Roughly one month before the 2010-11 school year began, Reed Intermediate School Principal Sharon Epple said she was excited to unveil a new schedule at her school — a schedule that had been in the making over the course of the 2009-10 academic year.

School administrators, outside consultants, and parents spent multiple meetings privately and publicly discussing Reed’s schedule during the 2009-10 academic year.

Changes to the fifth and sixth grade schedules included a shortened length of time in homerooms and some lengthened academic periods. In August, Dr Epple said implementing the new schedules would also work toward Reed’s School Improvement Plan, which works within the school district’s Strategic Improvement Plan.

This week, Dr Epple reflected on how the schedule has been working at Reed since the start of the 2010-11 academic year.

Prior to implementation, Dr Epple had said that glitches can be expected within any new schedule; this week she said she has found no consequential glitches yet, saying overall, the new schedule has been manageable and “fantastic.”

“It is the increase in instructional time and consistency we were looking for,” said Dr Epple.

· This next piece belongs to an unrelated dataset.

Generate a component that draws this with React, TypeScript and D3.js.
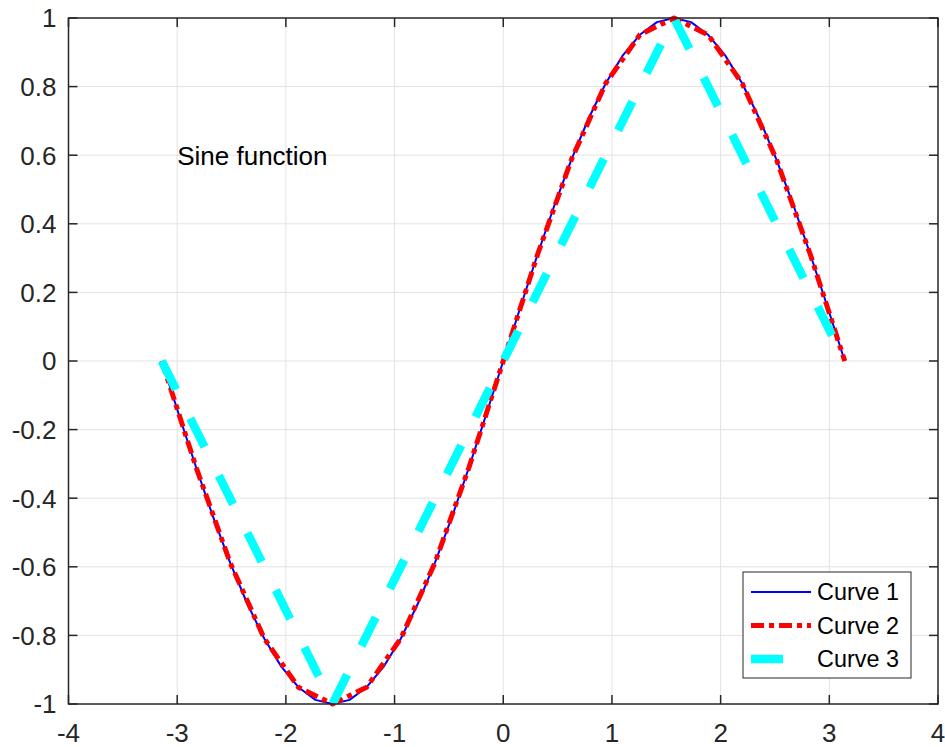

At the fifth grade level, Dr Epple said the schedule includes a 60-minute block for reading instruction each day, and for the sixth grade it includes that block for five of the seven days in the rotating schedule. There are also extended blocks of instruction time in the afternoon for clusters, according to Dr Epple.

Two courses, Project Adventure and Chinese music for sixth grade students, Dr Epple said, allowed for the schedule to offer more options for students. Last year, Dr Epple continued, there were some classes with larger class sizes, but this year class sizes are more regulated.

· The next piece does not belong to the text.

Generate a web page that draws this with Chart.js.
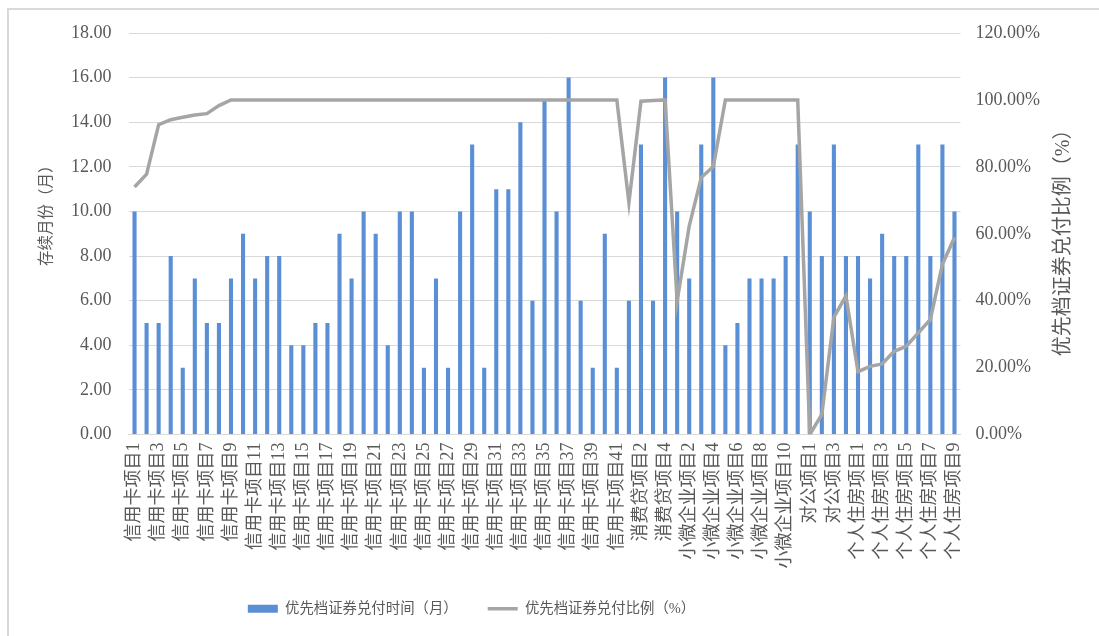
<!DOCTYPE html>
<html>
<head>
<meta charset="utf-8">
<script src="https://cdn.jsdelivr.net/npm/chart.js@4.4.1/dist/chart.umd.min.js"></script>
<style>
  html, body { margin: 0; padding: 0; background: #fff; }
  #wrap { position: relative; width: 1099px; height: 636px; }
  #frame { position: absolute; left: 7px; top: 8px; right: 0; bottom: 0;
           border-left: 2px solid #d9d9d9; border-top: 2px solid #d9d9d9; pointer-events: none; }
</style>
</head>
<body>
<div id="wrap">
  <canvas id="canvas" width="1099" height="636"></canvas>
  <div id="frame"></div>
</div>
<script>
const categories = [
  "信用卡项目1","信用卡项目2","信用卡项目3","信用卡项目4","信用卡项目5","信用卡项目6","信用卡项目7","信用卡项目8",
  "信用卡项目9","信用卡项目10","信用卡项目11","信用卡项目12","信用卡项目13","信用卡项目14","信用卡项目15","信用卡项目16",
  "信用卡项目17","信用卡项目18","信用卡项目19","信用卡项目20","信用卡项目21","信用卡项目22","信用卡项目23","信用卡项目24",
  "信用卡项目25","信用卡项目26","信用卡项目27","信用卡项目28","信用卡项目29","信用卡项目30","信用卡项目31","信用卡项目32",
  "信用卡项目33","信用卡项目34","信用卡项目35","信用卡项目36","信用卡项目37","信用卡项目38","信用卡项目39","信用卡项目40",
  "信用卡项目41",
  "消费贷项目1","消费贷项目2","消费贷项目3","消费贷项目4",
  "小微企业项目1","小微企业项目2","小微企业项目3","小微企业项目4","小微企业项目5","小微企业项目6","小微企业项目7",
  "小微企业项目8","小微企业项目9","小微企业项目10","小微企业项目11",
  "对公项目1","对公项目2","对公项目3","对公项目4",
  "个人住房项目1","个人住房项目2","个人住房项目3","个人住房项目4","个人住房项目5","个人住房项目6","个人住房项目7",
  "个人住房项目8","个人住房项目9"
];

// 优先档证券兑付时间（月）
const months = [
  10, 5, 5, 8, 3, 7, 5, 5, 7, 9,
  7, 8, 8, 4, 4, 5, 5, 9, 7, 10,
  9, 4, 10, 10, 3, 7, 3, 10, 13, 3,
  11, 11, 14, 6, 15, 10, 16, 6, 3, 9,
  3,
  6, 13, 6, 16,
  10, 7, 13, 16, 4, 5, 7, 7, 7, 8, 13,
  10, 8, 13, 8,
  8, 7, 9, 8, 8, 13, 8, 13, 10
];

// 优先档证券兑付比例（%）
const ratio = [
  74.0, 77.8, 92.6, 94.1, 94.8, 95.5, 95.9, 98.3, 100, 100,
  100, 100, 100, 100, 100, 100, 100, 100, 100, 100,
  100, 100, 100, 100, 100, 100, 100, 100, 100, 100,
  100, 100, 100, 100, 100, 100, 100, 100, 100, 100,
  100,
  69.3, 99.6, 99.8, 100,
  39.9, 62.3, 76.8, 80.1, 100, 100, 100, 100, 100, 100, 100,
  0, 6.0, 35.1, 41.4,
  18.8, 20.4, 21.1, 24.9, 26.4, 30.4, 34.4, 50.9, 58.9
];

const monthLabel = "优先档证券兑付时间（月）";
const ratioLabel = "优先档证券兑付比例（%）";
const leftTitle = "存续月份（月）";
const rightTitle = "优先档证券兑付比例（%）";

const fontFamily = "'Liberation Serif', 'Noto Sans CJK SC', serif";
const textGray = "#595959";

// both axis titles read bottom-to-top, a little off the axis centre as in the original
const axisTitles = {
  id: "axisTitles",
  afterDraw(chart) {
    const a = chart.chartArea;
    const c = chart.ctx;
    const mid = (a.top + a.bottom) / 2;
    const put = (text, x, y, size) => {
      c.save();
      c.translate(x, y);
      c.rotate(-Math.PI / 2);
      c.textAlign = "center";
      c.textBaseline = "middle";
      c.fillStyle = textGray;
      c.font = size + "px " + fontFamily;
      c.fillText(text, 0, 0);
      c.restore();
    };
    put(leftTitle, a.left - 82, mid - 22, 15.5);
    put(rightTitle, a.right + 103, mid + 4, 20);
  }
};

// legend sits left of centre and a bit higher in the original
const legendShift = {
  id: "legendShift",
  afterLayout(chart) {
    const l = chart.legend;
    l.left -= 83;
    l.right -= 83;
    l.top -= 5;
    l.bottom -= 5;
  }
};

const ctx = document.getElementById("canvas").getContext("2d");

new Chart(ctx, {
  data: {
    labels: categories,
    datasets: [
      {
        type: "bar",
        label: monthLabel,
        data: months,
        yAxisID: "y",
        backgroundColor: "#5a8fd6",
        borderWidth: 0,
        pointStyle: "rect",
        categoryPercentage: 1,
        barPercentage: 0.34,
        order: 1
      },
      {
        type: "line",
        label: ratioLabel,
        data: ratio,
        yAxisID: "y1",
        borderColor: "#a5a5a5",
        backgroundColor: "#a5a5a5",
        borderWidth: 3.5,
        pointRadius: 0,
        pointStyle: "line",
        tension: 0,
        order: 0
      }
    ]
  },
  options: {
    responsive: false,
    animation: false,
    layout: { padding: { top: 33, left: 54, right: 44, bottom: 5 } },
    plugins: {
      tooltip: { enabled: false },
      legend: {
        position: "bottom",
        labels: {
          usePointStyle: true,
          pointStyleWidth: 30,
          boxWidth: 30,
          boxHeight: 8,
          padding: 30,
          color: textGray,
          font: { size: 14.4, family: fontFamily },
          sort: (a, b) => a.datasetIndex - b.datasetIndex
        }
      }
    },
    scales: {
      x: {
        grid: { display: false, drawTicks: false },
        border: { color: "#d9d9d9", width: 1 },
        ticks: {
          autoSkip: false,
          minRotation: 90,
          maxRotation: 90,
          padding: 8,
          color: textGray,
          font: { size: 18, family: fontFamily },
          callback: (v, i) => (i % 2 === 0 ? categories[i] : "")
        }
      },
      y: {
        position: "left",
        min: 0,
        max: 18,
        grid: { color: "#d9d9d9", drawTicks: false },
        border: { display: false },
        ticks: {
          stepSize: 2,
          padding: 17,
          color: textGray,
          font: { size: 18, family: fontFamily },
          callback: v => v.toFixed(2)
        }
      },
      y1: {
        position: "right",
        min: 0,
        max: 120,
        grid: { display: false, drawTicks: false },
        border: { display: false },
        ticks: {
          stepSize: 20,
          padding: 15,
          color: textGray,
          font: { size: 18, family: fontFamily },
          callback: v => v.toFixed(2) + "%"
        }
      }
    }
  },
  plugins: [axisTitles, legendShift]
});
</script>
</body>
</html>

While some have voiced concern over the implementation for the Chinese music program, and at recent Board of Education meetings Vice Chair Debbie Leidlein has repeatedly asked for the course’s curriculum, Dr Epple said adding the Chinese music course at Reed was one of the options the school looked into last spring.

“I think we were constantly thinking of different ideas,” said Dr Epple.

After the intermediate school entertained delegates last school year from China through the school district’s newly named Newtown International Center for Education, Dr Epple said the Chinese Music course really got her attention.

While the school was considering multiple options to add to the schedule, Dr Epple said, “This is the one we thought really connected to concept-based learning and the international initiative of the district.”

The Chinese music course ties the study of China, which is in the sixth grade curriculum according to the principal, and the study of music technology together.

The new schedules, Dr Epple said, also work toward the district’s goal of focusing on 21st Century skills. For example, Dr Epple continued, the Project Adventure course aligns teamwork and cooperative learning.

Dr Epple also said, with schedules there will always be another initiative to strive toward.

This week, Ms Leidlein, who is also a Reed parent, said her concerns regarding Chinese music are less to do with the course and more to do with the implementation of how the course was brought into the schedule.

Ms Leidlein said board members did receive a handout on the course, but said there was a lack of communication and documentation regarding starting the course at the intermediate school.

Adding the course to Reed’s schedule has also made Ms Leidlein question the district’s ability to add a foreign language program to the elementary schools and the intermediate school, but said that would need to be looked into further before it could be considered.

While Ms Leidlein said she has been “very happy” with her child’s experience at Reed, she also knows she does not speak for everyone. After the last school year, Ms Leidlein said she thinks people are questioning more practices. She also said the school board and the district need to have the answers ready when those questions are brought up.

“I think that I hear more concern about teachers and accountability,” said Ms Leidlein, regarding any concerns she has heard from parents this year. “I still think the schedule needs work, but I think it made a lot of progress. And I think a great deal of progress has been made because there is a more equitable distribution of instruction hours between all clusters.”